— start Data segment —

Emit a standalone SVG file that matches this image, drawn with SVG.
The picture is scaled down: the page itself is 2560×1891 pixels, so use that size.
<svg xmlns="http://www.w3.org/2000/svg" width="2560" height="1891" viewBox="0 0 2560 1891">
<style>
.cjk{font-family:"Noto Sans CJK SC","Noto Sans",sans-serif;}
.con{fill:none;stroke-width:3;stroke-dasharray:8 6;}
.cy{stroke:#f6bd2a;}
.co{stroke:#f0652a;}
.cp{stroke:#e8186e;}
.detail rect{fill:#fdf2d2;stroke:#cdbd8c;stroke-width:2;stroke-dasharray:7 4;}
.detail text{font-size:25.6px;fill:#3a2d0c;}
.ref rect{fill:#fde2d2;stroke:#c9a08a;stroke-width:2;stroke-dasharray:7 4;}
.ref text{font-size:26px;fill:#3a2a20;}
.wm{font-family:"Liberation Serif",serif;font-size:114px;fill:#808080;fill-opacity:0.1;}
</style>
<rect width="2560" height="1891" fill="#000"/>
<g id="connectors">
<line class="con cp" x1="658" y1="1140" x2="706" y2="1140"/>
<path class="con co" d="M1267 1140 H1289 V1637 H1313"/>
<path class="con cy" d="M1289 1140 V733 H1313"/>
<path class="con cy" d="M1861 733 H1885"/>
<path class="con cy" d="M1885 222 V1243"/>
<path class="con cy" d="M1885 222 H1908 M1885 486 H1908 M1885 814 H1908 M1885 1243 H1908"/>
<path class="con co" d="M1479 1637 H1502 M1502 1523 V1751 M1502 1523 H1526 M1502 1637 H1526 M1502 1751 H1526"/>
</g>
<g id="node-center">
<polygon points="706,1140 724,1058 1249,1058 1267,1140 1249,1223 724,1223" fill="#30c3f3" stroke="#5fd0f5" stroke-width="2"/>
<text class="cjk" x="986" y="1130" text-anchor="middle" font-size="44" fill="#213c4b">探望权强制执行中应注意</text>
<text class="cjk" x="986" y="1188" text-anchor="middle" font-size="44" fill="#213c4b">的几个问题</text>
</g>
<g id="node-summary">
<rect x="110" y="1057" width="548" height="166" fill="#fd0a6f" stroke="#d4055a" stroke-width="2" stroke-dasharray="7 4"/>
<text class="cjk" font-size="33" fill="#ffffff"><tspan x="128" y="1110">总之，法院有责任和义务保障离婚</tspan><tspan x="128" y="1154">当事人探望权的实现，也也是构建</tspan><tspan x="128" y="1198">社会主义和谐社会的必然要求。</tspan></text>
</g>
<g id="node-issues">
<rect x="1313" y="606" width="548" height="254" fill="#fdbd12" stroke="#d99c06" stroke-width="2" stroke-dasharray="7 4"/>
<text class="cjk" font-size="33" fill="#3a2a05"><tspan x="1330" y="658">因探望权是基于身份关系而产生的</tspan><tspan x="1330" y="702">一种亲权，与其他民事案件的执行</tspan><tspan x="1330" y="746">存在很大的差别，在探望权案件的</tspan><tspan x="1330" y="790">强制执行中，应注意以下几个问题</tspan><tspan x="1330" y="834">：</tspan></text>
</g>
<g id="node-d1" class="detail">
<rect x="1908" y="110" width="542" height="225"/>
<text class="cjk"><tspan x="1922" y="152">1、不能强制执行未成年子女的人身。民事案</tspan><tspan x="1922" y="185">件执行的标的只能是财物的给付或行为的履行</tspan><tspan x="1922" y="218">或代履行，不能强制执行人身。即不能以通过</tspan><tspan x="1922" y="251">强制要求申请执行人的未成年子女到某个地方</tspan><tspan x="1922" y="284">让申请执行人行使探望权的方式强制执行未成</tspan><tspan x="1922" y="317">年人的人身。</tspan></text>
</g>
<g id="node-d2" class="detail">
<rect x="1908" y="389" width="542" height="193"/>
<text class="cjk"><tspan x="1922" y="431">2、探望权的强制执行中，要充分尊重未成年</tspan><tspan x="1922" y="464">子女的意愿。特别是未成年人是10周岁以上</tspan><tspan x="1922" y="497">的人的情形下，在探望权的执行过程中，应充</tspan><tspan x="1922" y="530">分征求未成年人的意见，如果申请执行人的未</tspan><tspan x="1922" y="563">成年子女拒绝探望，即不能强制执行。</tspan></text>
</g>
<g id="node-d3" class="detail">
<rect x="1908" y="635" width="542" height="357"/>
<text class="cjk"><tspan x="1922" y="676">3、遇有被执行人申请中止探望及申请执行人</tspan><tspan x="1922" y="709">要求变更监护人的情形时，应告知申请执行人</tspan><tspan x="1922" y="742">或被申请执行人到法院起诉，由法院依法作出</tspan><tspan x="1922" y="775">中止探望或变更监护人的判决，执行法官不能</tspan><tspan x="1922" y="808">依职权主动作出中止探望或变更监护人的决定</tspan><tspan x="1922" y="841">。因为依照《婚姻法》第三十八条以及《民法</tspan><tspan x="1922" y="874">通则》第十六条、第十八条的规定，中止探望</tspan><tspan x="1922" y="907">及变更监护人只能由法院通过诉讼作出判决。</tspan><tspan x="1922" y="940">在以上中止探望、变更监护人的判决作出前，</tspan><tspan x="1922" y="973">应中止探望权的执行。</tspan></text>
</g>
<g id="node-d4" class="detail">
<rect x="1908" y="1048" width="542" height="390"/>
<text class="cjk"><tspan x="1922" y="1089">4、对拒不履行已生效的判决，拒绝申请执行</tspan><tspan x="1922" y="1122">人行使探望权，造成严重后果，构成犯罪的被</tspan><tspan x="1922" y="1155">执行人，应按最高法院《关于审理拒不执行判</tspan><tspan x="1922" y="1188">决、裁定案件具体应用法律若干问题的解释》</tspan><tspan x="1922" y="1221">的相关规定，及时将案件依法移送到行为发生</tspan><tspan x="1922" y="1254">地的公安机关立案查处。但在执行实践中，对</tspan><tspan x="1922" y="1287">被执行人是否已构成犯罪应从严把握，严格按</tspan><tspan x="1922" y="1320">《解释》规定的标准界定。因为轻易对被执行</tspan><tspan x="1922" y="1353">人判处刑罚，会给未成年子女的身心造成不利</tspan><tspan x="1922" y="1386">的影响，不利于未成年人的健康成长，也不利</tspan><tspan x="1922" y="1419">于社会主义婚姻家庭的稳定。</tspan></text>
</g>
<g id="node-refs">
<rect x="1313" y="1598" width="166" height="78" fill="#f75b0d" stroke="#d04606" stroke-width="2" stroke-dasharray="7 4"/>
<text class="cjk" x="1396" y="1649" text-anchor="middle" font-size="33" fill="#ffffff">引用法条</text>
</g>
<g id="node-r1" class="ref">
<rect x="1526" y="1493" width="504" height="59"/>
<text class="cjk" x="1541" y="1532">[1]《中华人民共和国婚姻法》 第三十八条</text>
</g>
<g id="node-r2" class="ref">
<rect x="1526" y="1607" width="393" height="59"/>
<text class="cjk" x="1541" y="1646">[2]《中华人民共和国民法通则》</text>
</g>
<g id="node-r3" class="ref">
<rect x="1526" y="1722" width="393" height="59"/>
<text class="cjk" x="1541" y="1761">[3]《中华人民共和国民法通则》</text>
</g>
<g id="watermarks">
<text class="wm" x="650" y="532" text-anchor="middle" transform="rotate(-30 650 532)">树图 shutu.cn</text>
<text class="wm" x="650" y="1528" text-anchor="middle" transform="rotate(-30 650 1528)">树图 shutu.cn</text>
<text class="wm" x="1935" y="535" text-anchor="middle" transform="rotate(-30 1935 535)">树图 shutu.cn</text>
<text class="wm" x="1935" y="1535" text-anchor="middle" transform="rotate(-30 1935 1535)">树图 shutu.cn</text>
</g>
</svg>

— end Data segment —

Reproduce the material exactly, with every line intact.

Emit a standalone SVG file that matches this image, drawn with SVG.
The picture is scaled down: the page itself is 2560×1891 pixels, so use that size.
<svg xmlns="http://www.w3.org/2000/svg" width="2560" height="1891" viewBox="0 0 2560 1891">
<style>
.cjk{font-family:"Noto Sans CJK SC","Noto Sans",sans-serif;}
.con{fill:none;stroke-width:3;stroke-dasharray:8 6;}
.cy{stroke:#f6bd2a;}
.co{stroke:#f0652a;}
.cp{stroke:#e8186e;}
.detail rect{fill:#fdf2d2;stroke:#cdbd8c;stroke-width:2;stroke-dasharray:7 4;}
.detail text{font-size:25.6px;fill:#3a2d0c;}
.ref rect{fill:#fde2d2;stroke:#c9a08a;stroke-width:2;stroke-dasharray:7 4;}
.ref text{font-size:26px;fill:#3a2a20;}
.wm{font-family:"Liberation Serif",serif;font-size:114px;fill:#808080;fill-opacity:0.1;}
</style>
<rect width="2560" height="1891" fill="#000"/>
<g id="connectors">
<line class="con cp" x1="658" y1="1140" x2="706" y2="1140"/>
<path class="con co" d="M1267 1140 H1289 V1637 H1313"/>
<path class="con cy" d="M1289 1140 V733 H1313"/>
<path class="con cy" d="M1861 733 H1885"/>
<path class="con cy" d="M1885 222 V1243"/>
<path class="con cy" d="M1885 222 H1908 M1885 486 H1908 M1885 814 H1908 M1885 1243 H1908"/>
<path class="con co" d="M1479 1637 H1502 M1502 1523 V1751 M1502 1523 H1526 M1502 1637 H1526 M1502 1751 H1526"/>
</g>
<g id="node-center">
<polygon points="706,1140 724,1058 1249,1058 1267,1140 1249,1223 724,1223" fill="#30c3f3" stroke="#5fd0f5" stroke-width="2"/>
<text class="cjk" x="986" y="1130" text-anchor="middle" font-size="44" fill="#213c4b">探望权强制执行中应注意</text>
<text class="cjk" x="986" y="1188" text-anchor="middle" font-size="44" fill="#213c4b">的几个问题</text>
</g>
<g id="node-summary">
<rect x="110" y="1057" width="548" height="166" fill="#fd0a6f" stroke="#d4055a" stroke-width="2" stroke-dasharray="7 4"/>
<text class="cjk" font-size="33" fill="#ffffff"><tspan x="128" y="1110">总之，法院有责任和义务保障离婚</tspan><tspan x="128" y="1154">当事人探望权的实现，也也是构建</tspan><tspan x="128" y="1198">社会主义和谐社会的必然要求。</tspan></text>
</g>
<g id="node-issues">
<rect x="1313" y="606" width="548" height="254" fill="#fdbd12" stroke="#d99c06" stroke-width="2" stroke-dasharray="7 4"/>
<text class="cjk" font-size="33" fill="#3a2a05"><tspan x="1330" y="658">因探望权是基于身份关系而产生的</tspan><tspan x="1330" y="702">一种亲权，与其他民事案件的执行</tspan><tspan x="1330" y="746">存在很大的差别，在探望权案件的</tspan><tspan x="1330" y="790">强制执行中，应注意以下几个问题</tspan><tspan x="1330" y="834">：</tspan></text>
</g>
<g id="node-d1" class="detail">
<rect x="1908" y="110" width="542" height="225"/>
<text class="cjk"><tspan x="1922" y="152">1、不能强制执行未成年子女的人身。民事案</tspan><tspan x="1922" y="185">件执行的标的只能是财物的给付或行为的履行</tspan><tspan x="1922" y="218">或代履行，不能强制执行人身。即不能以通过</tspan><tspan x="1922" y="251">强制要求申请执行人的未成年子女到某个地方</tspan><tspan x="1922" y="284">让申请执行人行使探望权的方式强制执行未成</tspan><tspan x="1922" y="317">年人的人身。</tspan></text>
</g>
<g id="node-d2" class="detail">
<rect x="1908" y="389" width="542" height="193"/>
<text class="cjk"><tspan x="1922" y="431">2、探望权的强制执行中，要充分尊重未成年</tspan><tspan x="1922" y="464">子女的意愿。特别是未成年人是10周岁以上</tspan><tspan x="1922" y="497">的人的情形下，在探望权的执行过程中，应充</tspan><tspan x="1922" y="530">分征求未成年人的意见，如果申请执行人的未</tspan><tspan x="1922" y="563">成年子女拒绝探望，即不能强制执行。</tspan></text>
</g>
<g id="node-d3" class="detail">
<rect x="1908" y="635" width="542" height="357"/>
<text class="cjk"><tspan x="1922" y="676">3、遇有被执行人申请中止探望及申请执行人</tspan><tspan x="1922" y="709">要求变更监护人的情形时，应告知申请执行人</tspan><tspan x="1922" y="742">或被申请执行人到法院起诉，由法院依法作出</tspan><tspan x="1922" y="775">中止探望或变更监护人的判决，执行法官不能</tspan><tspan x="1922" y="808">依职权主动作出中止探望或变更监护人的决定</tspan><tspan x="1922" y="841">。因为依照《婚姻法》第三十八条以及《民法</tspan><tspan x="1922" y="874">通则》第十六条、第十八条的规定，中止探望</tspan><tspan x="1922" y="907">及变更监护人只能由法院通过诉讼作出判决。</tspan><tspan x="1922" y="940">在以上中止探望、变更监护人的判决作出前，</tspan><tspan x="1922" y="973">应中止探望权的执行。</tspan></text>
</g>
<g id="node-d4" class="detail">
<rect x="1908" y="1048" width="542" height="390"/>
<text class="cjk"><tspan x="1922" y="1089">4、对拒不履行已生效的判决，拒绝申请执行</tspan><tspan x="1922" y="1122">人行使探望权，造成严重后果，构成犯罪的被</tspan><tspan x="1922" y="1155">执行人，应按最高法院《关于审理拒不执行判</tspan><tspan x="1922" y="1188">决、裁定案件具体应用法律若干问题的解释》</tspan><tspan x="1922" y="1221">的相关规定，及时将案件依法移送到行为发生</tspan><tspan x="1922" y="1254">地的公安机关立案查处。但在执行实践中，对</tspan><tspan x="1922" y="1287">被执行人是否已构成犯罪应从严把握，严格按</tspan><tspan x="1922" y="1320">《解释》规定的标准界定。因为轻易对被执行</tspan><tspan x="1922" y="1353">人判处刑罚，会给未成年子女的身心造成不利</tspan><tspan x="1922" y="1386">的影响，不利于未成年人的健康成长，也不利</tspan><tspan x="1922" y="1419">于社会主义婚姻家庭的稳定。</tspan></text>
</g>
<g id="node-refs">
<rect x="1313" y="1598" width="166" height="78" fill="#f75b0d" stroke="#d04606" stroke-width="2" stroke-dasharray="7 4"/>
<text class="cjk" x="1396" y="1649" text-anchor="middle" font-size="33" fill="#ffffff">引用法条</text>
</g>
<g id="node-r1" class="ref">
<rect x="1526" y="1493" width="504" height="59"/>
<text class="cjk" x="1541" y="1532">[1]《中华人民共和国婚姻法》 第三十八条</text>
</g>
<g id="node-r2" class="ref">
<rect x="1526" y="1607" width="393" height="59"/>
<text class="cjk" x="1541" y="1646">[2]《中华人民共和国民法通则》</text>
</g>
<g id="node-r3" class="ref">
<rect x="1526" y="1722" width="393" height="59"/>
<text class="cjk" x="1541" y="1761">[3]《中华人民共和国民法通则》</text>
</g>
<g id="watermarks">
<text class="wm" x="650" y="532" text-anchor="middle" transform="rotate(-30 650 532)">树图 shutu.cn</text>
<text class="wm" x="650" y="1528" text-anchor="middle" transform="rotate(-30 650 1528)">树图 shutu.cn</text>
<text class="wm" x="1935" y="535" text-anchor="middle" transform="rotate(-30 1935 535)">树图 shutu.cn</text>
<text class="wm" x="1935" y="1535" text-anchor="middle" transform="rotate(-30 1935 1535)">树图 shutu.cn</text>
</g>
</svg>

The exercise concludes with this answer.